As countries across the globe are now nearing their reopening, it’s not surprising to see stocks across the telemedicine industry trading below all-time highs. It’s natural to see a cooling-off period after a massive surge in growth in such a short period of time.
At a share price below $10, WELL Health is a great pick for anyone new to stocks. Newer investors can start small by picking up a handful of shares, adding to the position over time as they become more comfortable with the public market.
Algonquin Power
At a market cap of $10 billion, Algonquin Power (TSX:AQN)(NYSE:AQN) is a much larger and more mature company than WELL Health. It likely won’t be able to keep up with the telemedicine industry’s growth, but it’s a dependable investment you can count on year after year.
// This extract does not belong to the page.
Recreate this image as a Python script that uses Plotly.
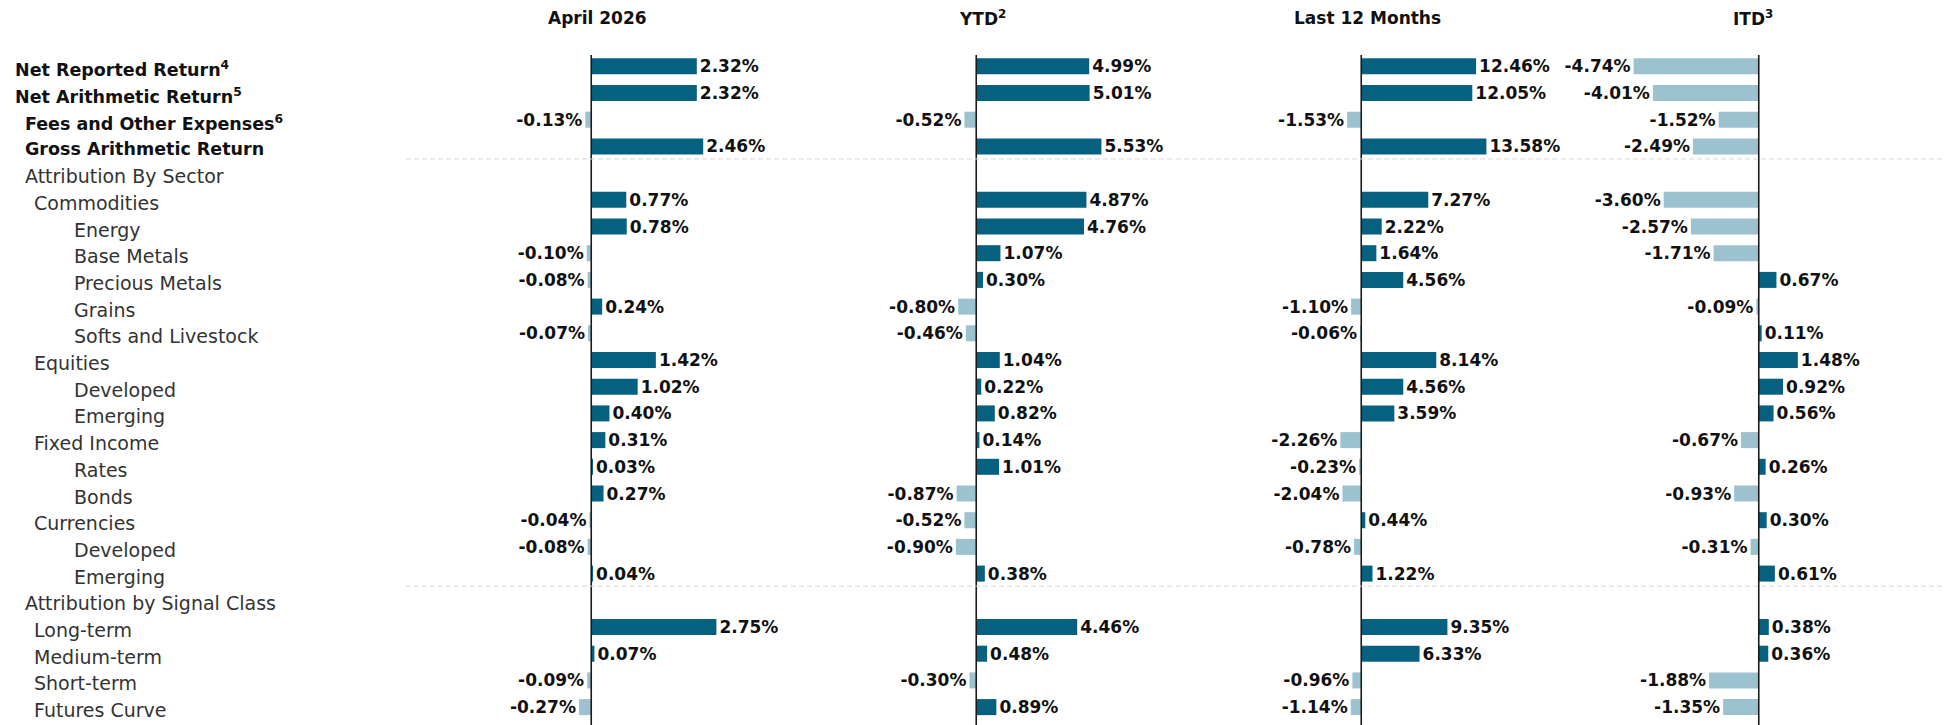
import plotly.graph_objects as go

# ---------------- data ----------------
row_labels = [
    "Net Reported Return<sup>4</sup>",
    "Net Arithmetic Return<sup>5</sup>",
    "Fees and Other Expenses<sup>6</sup>",
    "Gross Arithmetic Return",
    "Attribution By Sector",
    "Commodities",
    "Energy",
    "Base Metals",
    "Precious Metals",
    "Grains",
    "Softs and Livestock",
    "Equities",
    "Developed",
    "Emerging",
    "Fixed Income",
    "Rates",
    "Bonds",
    "Currencies",
    "Developed",
    "Emerging",
    "Attribution by Signal Class",
    "Long-term",
    "Medium-term",
    "Short-term",
    "Futures Curve",
]

panel_titles = ["April 2026", "YTD<sup>2</sup>", "Last 12 Months", "ITD<sup>3</sup>"]

april_2026 = [2.32, 2.32, -0.13, 2.46, None, 0.77, 0.78, -0.10, -0.08, 0.24, -0.07,
              1.42, 1.02, 0.40, 0.31, 0.03, 0.27, -0.04, -0.08, 0.04, None,
              2.75, 0.07, -0.09, -0.27]
ytd = [4.99, 5.01, -0.52, 5.53, None, 4.87, 4.76, 1.07, 0.30, -0.80, -0.46,
       1.04, 0.22, 0.82, 0.14, 1.01, -0.87, -0.52, -0.90, 0.38, None,
       4.46, 0.48, -0.30, 0.89]
last_12_months = [12.46, 12.05, -1.53, 13.58, None, 7.27, 2.22, 1.64, 4.56, -1.10, -0.06,
                  8.14, 4.56, 3.59, -2.26, -0.23, -2.04, 0.44, -0.78, 1.22, None,
                  9.35, 6.33, -0.96, -1.14]
itd = [-4.74, -4.01, -1.52, -2.49, None, -3.60, -2.57, -1.71, 0.67, -0.09, 0.11,
       1.48, 0.92, 0.56, -0.67, 0.26, -0.93, 0.30, -0.31, 0.61, None,
       0.38, 0.36, -1.88, -1.35]

# ---------------- styling ----------------
W, H = 1949, 725
POS_COLOR = "#05617f"
NEG_COLOR = "#9cc2cf"
FONT = "DejaVu Sans"
indent_level = [0, 0, 1, 1, 1, 2, 3, 3, 3, 3, 3, 2, 3, 3, 2, 3, 3, 2, 3, 3, 1, 2, 2, 2, 2]
bold_rows = 4
indent_px = {0: 13, 1: 23, 2: 32, 3: 72}
panel_px = [(406, 789), (791, 1174), (1176, 1559), (1561, 1944)]
row0_px, row_step = 66.3, 26.7
separators_after = [3, 19]

series = [april_2026, ytd, last_12_months, itd]
n = len(row_labels)

fig = go.Figure()
layout_axes = {}
for k, vals in enumerate(series):
    axname = "x" if k == 0 else f"x{k+1}"
    laxname = "xaxis" if k == 0 else f"xaxis{k+1}"
    idx = [i for i, v in enumerate(vals) if v is not None]
    xs = [vals[i] for i in idx]
    colors = [POS_COLOR if v >= 0 else NEG_COLOR for v in xs]
    texts = [f"{v:.2f}%" for v in xs]
    fig.add_trace(go.Bar(
        x=xs, y=idx, orientation="h", xaxis=axname, yaxis="y",
        marker=dict(color=colors, line=dict(width=0)),
        width=0.6, text=texts, textposition="outside", cliponaxis=False,
        constraintext="none",
        textfont=dict(family=FONT, size=17, color="#111111", weight="bold"),
        showlegend=False, hoverinfo="skip",
    ))
    m = max(abs(v) for v in xs)
    maxval = max(xs, key=abs)
    if maxval >= 0:
        rng = [-1.48 * m, 1.58 * m]
    else:
        rng = [-1.58 * m, 1.48 * m]
    x0, x1 = panel_px[k]
    layout_axes[laxname] = dict(
        domain=[x0 / W, x1 / W], range=rng, visible=False, fixedrange=True,
        anchor="y",
    )
    # zero line
    fig.add_shape(type="line", xref=axname, yref="y", x0=0, x1=0,
                  y0=-0.42, y1=n - 1 + 0.7, line=dict(color="#1a1a1a", width=1.6))
    # separators
    for s in separators_after:
        fig.add_shape(type="line", xref=f"{axname} domain", yref="y", x0=0, x1=1,
                      y0=s + 0.47, y1=s + 0.47,
                      line=dict(color="#d6d6d6", width=1, dash="5px,3px"))
    # panel title
    fig.add_annotation(text=f"<b>{panel_titles[k]}</b>", xref=f"{axname} domain",
                       yref="paper", x=0.5, y=1 - 18.5 / H, showarrow=False,
                       xanchor="center", yanchor="middle",
                       font=dict(family=FONT, size=17, color="#111111"))

# row labels
for i, lab in enumerate(row_labels):
    is_bold = i < bold_rows
    fig.add_annotation(
        text=f"<b>{lab}</b>" if is_bold else lab,
        xref="paper", yref="y", x=indent_px[indent_level[i]] / W, y=i,
        xanchor="left", yanchor="middle", showarrow=False, yshift=-3,
        font=dict(family=FONT, size=17.5 if is_bold else 19,
                  color="#111111" if is_bold else "#333333"),
    )

y_top = -row0_px / row_step
y_bot = (H - row0_px) / row_step
fig.update_layout(
    width=W, height=H,
    margin=dict(l=0, r=0, t=0, b=0),
    paper_bgcolor="white", plot_bgcolor="white",
    barmode="overlay",
    yaxis=dict(range=[y_bot, y_top], visible=False, fixedrange=True, domain=[0, 1]),
    font=dict(family=FONT),
    **layout_axes,
)

fig.write_html(
    "out.html",
    config={"displayModeBar": False},
    post_script="document.body.style.margin='0';document.body.style.overflow='hidden';",
)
What makes Algonquin Power such a dependable investment is the industry it’s in. The company is a utility provider, which means revenue streams are predictable. As a result, utility stocks are likely going to be some of the least volatile investments you’ll have in your portfolio.
Don’t let the slow-growing utility industry fool you into thinking Algonquin Power can’t deliver market-beating growth, though. Due to the company’s renewable energy part of the business, this stock has a growth element to it.
Shares are up close to 60% over the past five years, compared to the market’s 40% return. And that’s not even including Algonquin Power’s juicy 4.5% dividend yield, either.
Dye & Durham
Last on my list is the most expensive stock of the three. Not only is Dye & Durham (TSX:DND) stock trading close to $50 a share, but its valuation has it ranked among the most expensive on the TSX today.
Shares of the tech company are up a market-beating 200% since it became a public company just one year ago. It’s been a successful first year for the stock, but its high-growth demands a steep price for investors.
Dye & Durham may only be trading at $50 a share, but its valuation poses a certain level of risk to investors. A price-to-sales ratio of above 20 is where most top growth stocks on the TSX are trading, including Dye & Durham.
Even at this valuation, I’m still bullish on Dye & Durham over the long term and believe it has many more years of market-beating growth ahead of it. But investors should be prepared for a volatile ride as long as it’s trading at these prices.